Two years after U.S. officials established new regulations regarding imported seafood and bycatch, NOAA Fisheries is taking steps to make sure other countries are working on reducing the interaction their fisheries have with marine mammals.

The Marine Mammal Protection Act Import Provisons Rule, announced in August 2016, requires seafood importers to maintain the same bycatch standards as American fisheries. The rule took effect on 1 January 2017 but gave countries a five-year period to evaluate their marine mammal stocks and reduce their bycatch to match U.S. standards.
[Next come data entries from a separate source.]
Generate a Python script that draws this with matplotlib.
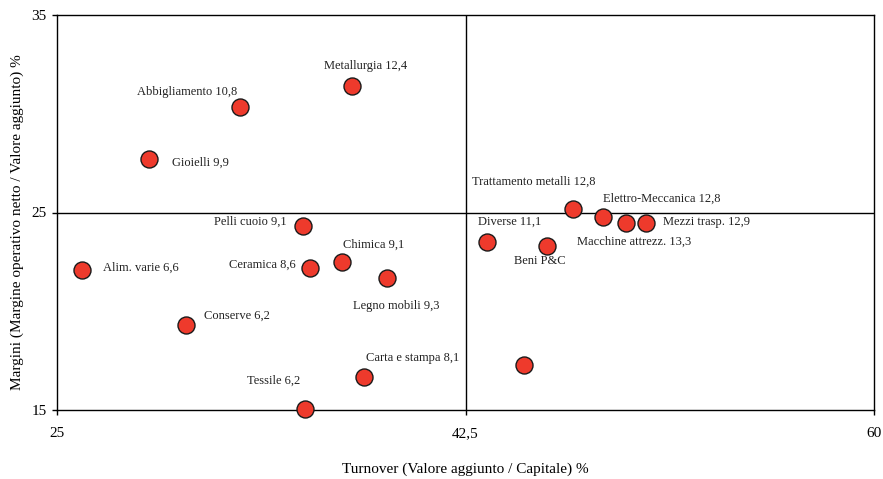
import matplotlib
matplotlib.use("Agg")
import matplotlib.pyplot as plt

plt.rcParams['font.family'] = ['Liberation Serif', 'DejaVu Serif']

names = ["Metallurgia 12,4", "Abbigliamento 10,8", "Gioielli 9,9", "Pelli cuoio 9,1",
         "Chimica 9,1", "Ceramica 8,6", "Legno mobili 9,3", "Alim. varie 6,6",
         "Conserve 6,2", "Carta e stampa 8,1", "Tessile 6,2", "Diverse 11,1",
         "Beni P&C", "Trattamento metalli 12,8", "Elettro-Meccanica 12,8",
         "Macchine attrezz. 13,3", "Mezzi trasp. 12,9", ""]
turnover = [37.64, 32.84, 28.94, 35.54, 37.21, 35.84, 39.14, 26.07, 30.53, 38.15,
            35.63, 43.42, 45.99, 47.11, 48.39, 49.38, 50.24, 45.01]
margini = [31.40, 30.34, 27.71, 24.32, 22.49, 22.19, 21.68, 22.09, 19.30, 16.67,
           15.05, 23.51, 23.30, 25.18, 24.77, 24.47, 24.47, 17.28]

x_ticks = [25, 42.5, 60]
x_ticklabels = ["25", "42,5", "60"]
y_ticks = [15, 25, 35]
y_ticklabels = ["15", "25", "35"]

# label offsets in pixels (dx, dy) and horizontal alignment
offsets = [(14, 20, 'center'), (-53, 15, 'center'), (23, -4, 'left'), (-16, 4, 'right'),
           (32, 17, 'center'), (-14, 3, 'right'), (9, -28, 'center'), (21, 2, 'left'),
           (18, 9, 'left'), (49, 19, 'center'), (-32, 28, 'center'), (23, 20, 'center'),
           (-7, -15, 'center'), (-39, 27, 'center'), (59, 18, 'center'),
           (8, -19, 'center'), (17, 1, 'left'), (0, 0, 'center')]

fig = plt.figure(figsize=(8.83, 4.79), dpi=100)
ax = fig.add_axes([57/883, 1-410/479, 817/883, 395/479])
ax.set_xlim(25, 60)
ax.set_ylim(15, 35)

ax.axvline(42.5, color='black', lw=1.0, zorder=1)
ax.axhline(25, color='black', lw=1.0, zorder=1)

ax.scatter(turnover, margini, s=150, facecolor='#ee3a2c', edgecolor='#1a1a1a',
           linewidth=1.0, zorder=3, clip_on=False)

for n, x, y, (dx, dy, ha) in zip(names, turnover, margini, offsets):
    if n:
        ax.annotate(n, (x, y), xytext=(dx, dy), textcoords='offset pixels',
                    ha=ha, va='center', fontsize=9, color='#222222')

ax.set_xticks(x_ticks)
ax.set_xticklabels(x_ticklabels)
ax.set_yticks(y_ticks)
ax.set_yticklabels(y_ticklabels)
ax.tick_params(direction='out', length=3.5, width=1, labelsize=11)
ax.tick_params(axis='x', pad=9)
ax.tick_params(axis='y', pad=4)
for s in ax.spines.values():
    s.set_linewidth(1.0)

ax.set_xlabel("Turnover (Valore aggiunto / Capitale) %", fontsize=11, labelpad=16)
ax.set_ylabel("Margini (Margine operativo netto / Valore aggiunto) %", fontsize=11)
ax.yaxis.set_label_coords(-0.040, 0.476)

fig.savefig("out.png", dpi=100)
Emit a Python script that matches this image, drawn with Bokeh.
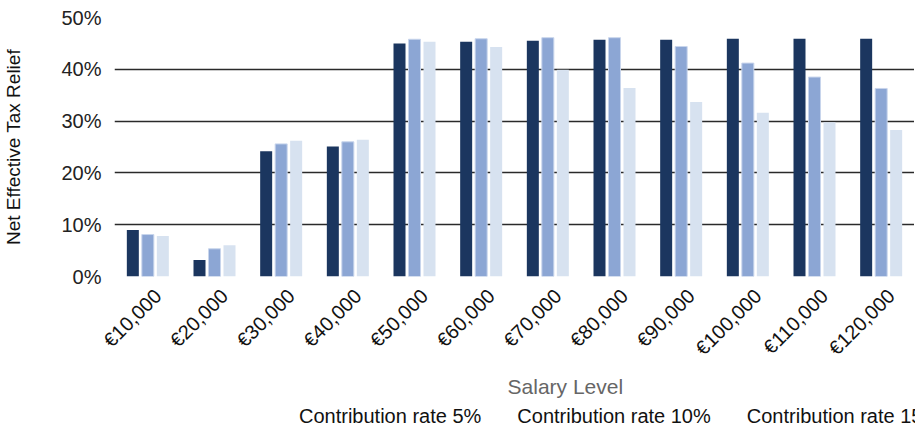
from bokeh.plotting import figure
from bokeh.layouts import column
from bokeh.models import ColumnDataSource, Range1d, Legend, LegendItem, PrintfTickFormatter, FixedTicker
from bokeh.core.properties import value
from bokeh.embed import file_html
from bokeh.resources import INLINE
import math

salaries = ["€10,000", "€20,000", "€30,000", "€40,000", "€50,000", "€60,000",
            "€70,000", "€80,000", "€90,000", "€100,000", "€110,000", "€120,000"]
rate_5 = [9.0, 3.2, 24.2, 25.1, 45.0, 45.3, 45.5, 45.7, 45.7, 45.9, 45.9, 45.9]
rate_10 = [8.1, 5.35, 25.6, 26.0, 45.8, 45.9, 46.1, 46.1, 44.4, 41.2, 38.5, 36.3]
rate_15 = [7.8, 6.05, 26.2, 26.4, 45.3, 44.3, 39.9, 36.4, 33.7, 31.6, 29.8, 28.3]
series_names = ["Contribution rate 5%", "Contribution rate 10%", "Contribution rate 15%"]
series_colors = ["#1b365f", "#8ca6d4", "#d7e2f0"]
y_ticks = [0, 10, 20, 30, 40, 50]
x_title = "Salary Level"

FONT = "Liberation Sans"

n = len(salaries)
centers = [i + 0.5 for i in range(n)]
bw = 0.18
off = 0.225
label_shift = 0.15

src = ColumnDataSource(dict(
    x5=[c - off for c in centers], x10=centers, x15=[c + off for c in centers],
    r5=rate_5, r10=rate_10, r15=rate_15))

p = figure(frame_width=800, frame_height=259, output_backend="svg", toolbar_location=None,
           x_range=Range1d(0, n), y_range=Range1d(0, 50))
p.min_border_left = 8
p.min_border_right = 0
p.min_border_top = 17
p.min_border_bottom = 0
p.outline_line_color = None
p.background_fill_color = "white"
p.border_fill_color = "white"

p.vbar(x="x5", top="r5", width=bw, source=src, fill_color=series_colors[0], line_color=None)
p.vbar(x="x10", top="r10", width=bw, source=src,
       fill_color=series_colors[1], line_color="#c8d5ec", line_width=1)
p.vbar(x="x15", top="r15", width=bw, source=src, fill_color=series_colors[2], line_color=None)

# grid
p.xgrid.grid_line_color = None
p.ygrid.grid_line_color = "#2a2a2a"
p.ygrid.grid_line_width = 1.3
p.ygrid.ticker = FixedTicker(ticks=y_ticks)

# y axis
p.yaxis.ticker = FixedTicker(ticks=y_ticks)
p.yaxis.formatter = PrintfTickFormatter(format="%d%%")
p.yaxis.axis_line_color = None
p.yaxis.major_tick_line_color = None
p.yaxis.minor_tick_line_color = None
p.yaxis.major_tick_in = 0
p.yaxis.major_tick_out = 0
p.yaxis.major_label_text_font = FONT
p.yaxis.major_label_text_font_size = "20px"
p.yaxis.major_label_text_color = "#222222"
p.yaxis.major_label_standoff = 13
p.yaxis.axis_label = "Net Effective Tax Relief"
p.yaxis.axis_label_text_font = FONT
p.yaxis.axis_label_text_font_size = "19px"
p.yaxis.axis_label_text_font_style = "normal"
p.yaxis.axis_label_text_color = "#111111"
p.yaxis.axis_label_standoff = 34

# x axis: category labels at (slightly shifted) category centres
tick_pos = [c + label_shift for c in centers]
p.xaxis.ticker = FixedTicker(ticks=tick_pos, minor_ticks=[])
p.xaxis.major_label_overrides = {t: s for t, s in zip(tick_pos, salaries)}
p.xaxis.axis_line_color = None
p.xaxis.major_tick_line_color = None
p.xaxis.minor_tick_line_color = None
p.xaxis.major_tick_in = 0
p.xaxis.major_tick_out = 0
p.xaxis.major_label_orientation = math.pi / 4
p.xaxis.major_label_text_font = FONT
p.xaxis.major_label_text_font_size = "20px"
p.xaxis.major_label_text_color = "#111111"
p.xaxis.major_label_standoff = 16

# second strip: x-axis title and legend
strip_w, strip_h = 915, 58
p2 = figure(width=strip_w, height=strip_h, output_backend="svg", toolbar_location=None,
            x_range=Range1d(0, strip_w), y_range=Range1d(0, strip_h),
            x_axis_location=None, y_axis_location=None)
p2.min_border = 0
p2.min_border_left = 0
p2.min_border_right = 0
p2.min_border_top = 0
p2.min_border_bottom = 0
p2.outline_line_color = None
p2.xgrid.grid_line_color = None
p2.ygrid.grid_line_color = None
p2.background_fill_color = "white"
p2.border_fill_color = "white"

p2.text(x=[115 + 400], y=[strip_h - 16], text=[x_title], text_align="center",
        text_baseline="middle", text_font=value(FONT), text_font_size=value("21px"),
        text_color="#666666")

dummy = []
for c in series_colors:
    dummy.append(p2.vbar(x=[], top=[], width=1, fill_color=c, line_color=None))

legend = Legend(items=[LegendItem(label=nm, renderers=[r]) for nm, r in zip(series_names, dummy)],
                orientation="horizontal", location=(166, 0))
legend.label_text_font = FONT
legend.label_text_font_size = "20px"
legend.label_text_color = "#111111"
legend.glyph_width = 14
legend.glyph_height = 14
legend.label_standoff = 5
legend.spacing = 17
legend.padding = 0
legend.margin = 0
legend.border_line_color = None
legend.background_fill_alpha = 0
p2.add_layout(legend, "center")

layout = column(p, p2, spacing=0)
open("out.html", "w").write(file_html(layout, INLINE))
Among the steps completed this year include the creation of a list of foreign fisheries, which was produced in March. The document, considered the first of its kind, evaluated nearly 3,300 fisheries operating in nearly 140 countries. Those fisheries were rated by the frequency and likelihood of whether marine mammals suffered serious injuries or were killed in the process of harvesting fish or other seafood products.

The document found that 2,386 fisheries were rated as export, meaning they have a higher than remote chance of bycatch. NOAA Fisheries found 910 fisheries to be exempt, which means they either have zero or minimal chance of marine mammal interactions.

NOAA Fisheries officials said the list has helped shed light on the bycatch situation around the world. They now have greater insight into the gear types and regions with the highest bycatch totals, and fisheries in the Indian Ocean have the highest marine mammal bycatch rates.

"The publication of the List of Foreign Fisheries is a crucial step toward implementation of the MMPA import rule and is having a profound effect on the global state of knowledge regarding marine mammal bycatch and on nations' ability to reduce that bycatch through improved management,” NOAA Fisheries Director of the Office of International Affairs and Seafood Inspection John Henderschedt said. “This improved understanding of commercial fisheries' impact on marine mammals combined with the incentives to establish comparable measures are achieving the conservation objectives originally intended in the statute." 

Next year, nations will need to submit documentation showing the progress they are making in developing regulations to limit bycatch within their fisheries.